Ainda que a educação pública esteja pautada na lógica de interesses classistas, ela é uma conquista histórica da classe trabalhadora. Mais que isso, é onde os filhos do proletariado vão se instruir para não serem completamente embrutecidos pela dura realidade de exploração pelo trabalho. E é justamente acabar com isso que quer o novo ministro da Educação, quando afirmou, em entrevista ao jornal Valor, que a “ideia de universidade para todos não existe [...]. As universidades devem ficar reservadas para uma elite intelectual”. Quem seria essa elite intelectual se não os filhos da elite financeira, que tiveram maiores recursos materiais e tempo para se dedicar aos estudos?
Mas não é só da universidade que o governo Bolsonaro quer afastar a classe trabalhadora.
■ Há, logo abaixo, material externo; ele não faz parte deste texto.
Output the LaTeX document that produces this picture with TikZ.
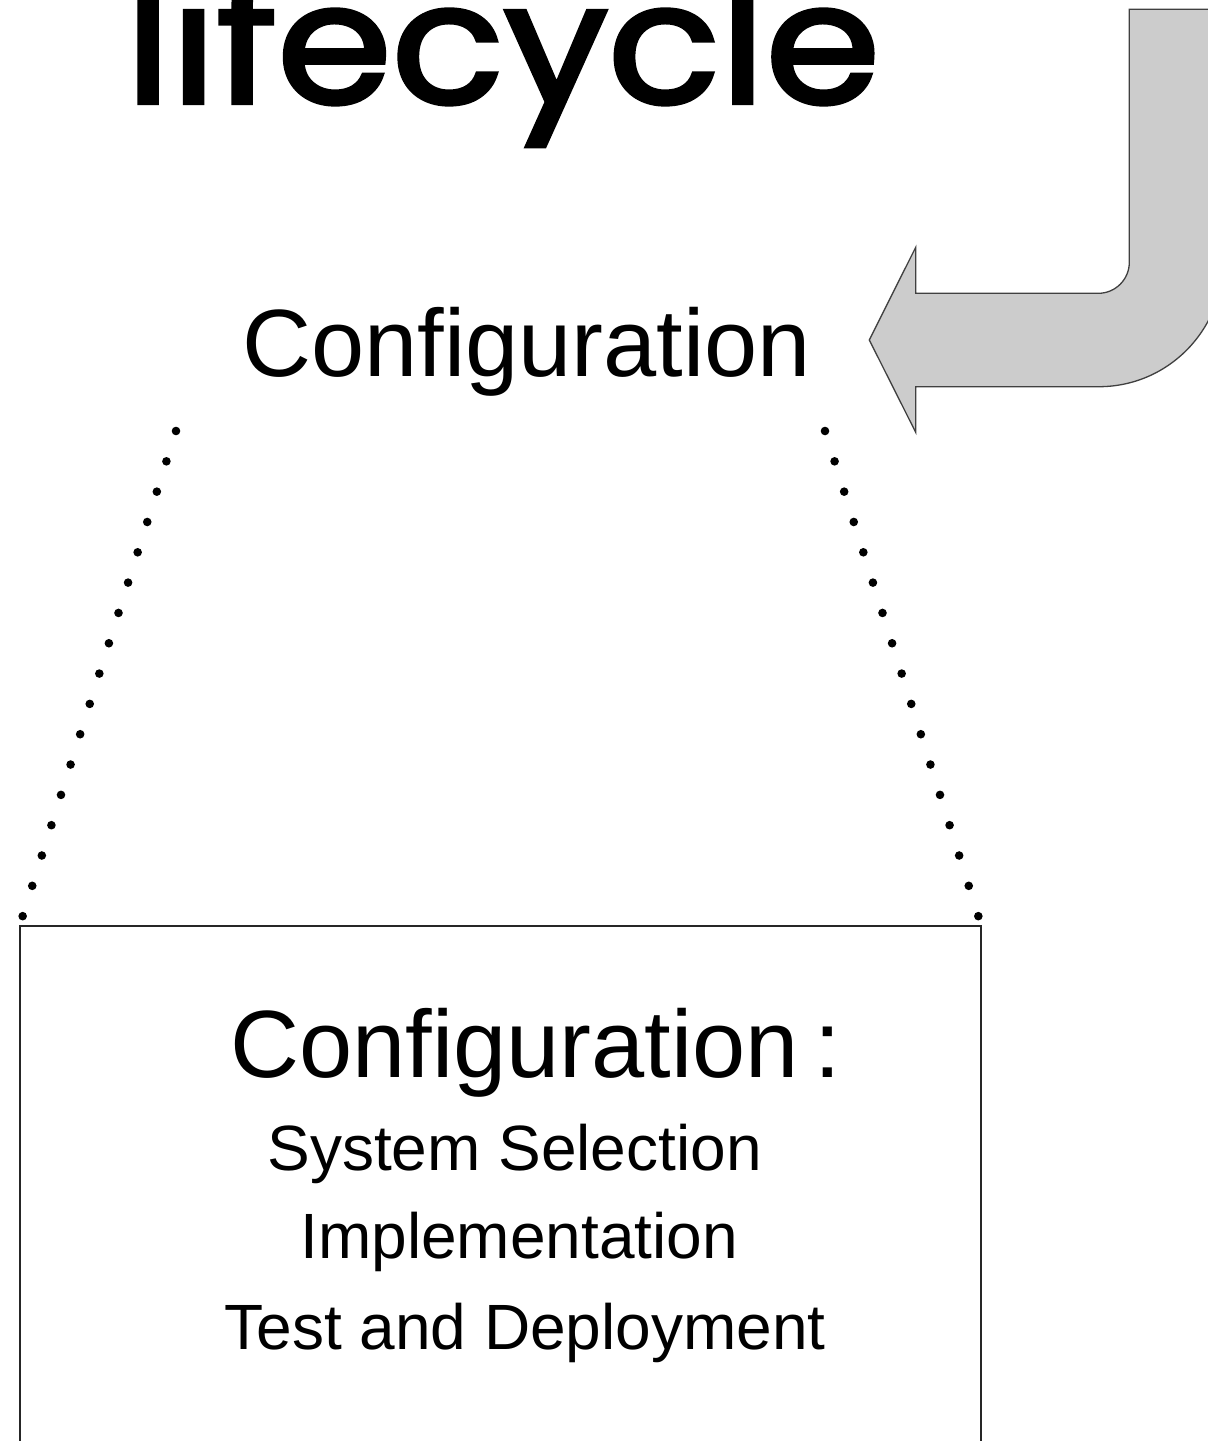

Na última semana, o Ministério da Mulher, da Família e dos Direitos Humanos, sob comando da ministra fundamentalista, Damares Alves, comunicou que redigiu uma primeira versão da Medida Provisória (MP) que irá regulamentar o ensino domiciliar no País. Trata-se de mais um ataque à Constituição, pois, no ano passado, o Supremo Tribunal Federal (STF) proferiu uma decisão não reconhecendo o ensino domiciliar de crianças. Para a Corte, não há lei que autorize a medida e não há legislação que regulamente preceitos e regras aplicáveis a essa modalidade de ensino.
Embora a MP não tenha saído do MEC, a Secretaria de Alfabetização, pasta do Ministério da Educação que trata sobre os primeiros passos das crianças na educação, ocupada por Carlos Francisco de Paula Nadalim, está em sintonia com a medida. Nadalim, formado em direito pela Universidade Estadual de Londrina e proprietário de escola privada, é um entusiasta do Homeschooling, sistema em que as crianças são ensinadas em casa pelos próprios pais ou sob sua responsabilidade direta. Com jornadas de trabalho exaustivas, por vezes dupla, tripla, qual pai ou mãe proletária terá condições de ensinar seus filhos em casa? Mas a motivação de Nadalim é clara, pois ele é autor e vendedor de um e-book, livro virtual, chamado “Como educar seus filhos”, em que se propõe a ensinar a pré-alfabetizar os filhos em casa. Trata-se de mais um mecanismo de privatização da educação e redução do financiamento à educação pública, pois a intenção dos abutres que hoje se encontram no MEC é abrir a possibilidade da educação “em casa” para engordar, com dinheiro público, uma fatia do mercado onde atuam empresas que fornecem apoio didático e que farão acordos com o Estado, através de vouchers e outras práticas.
Ao retirar investimentos e colocar representantes dos interesses privados para gerir a educação e tentar implementar medidas educacionais sem nenhum lastro com a realidade material da maior parte da população brasileira, o governo Bolsonaro acelera a precarização e a desmoralização completa das estruturas da educação pública. Não há possibilidade de ação, por parte da classe trabalhadora, que não seja a mobilização, com greves e nas ruas, em defesa deste direito historicamente conquistado.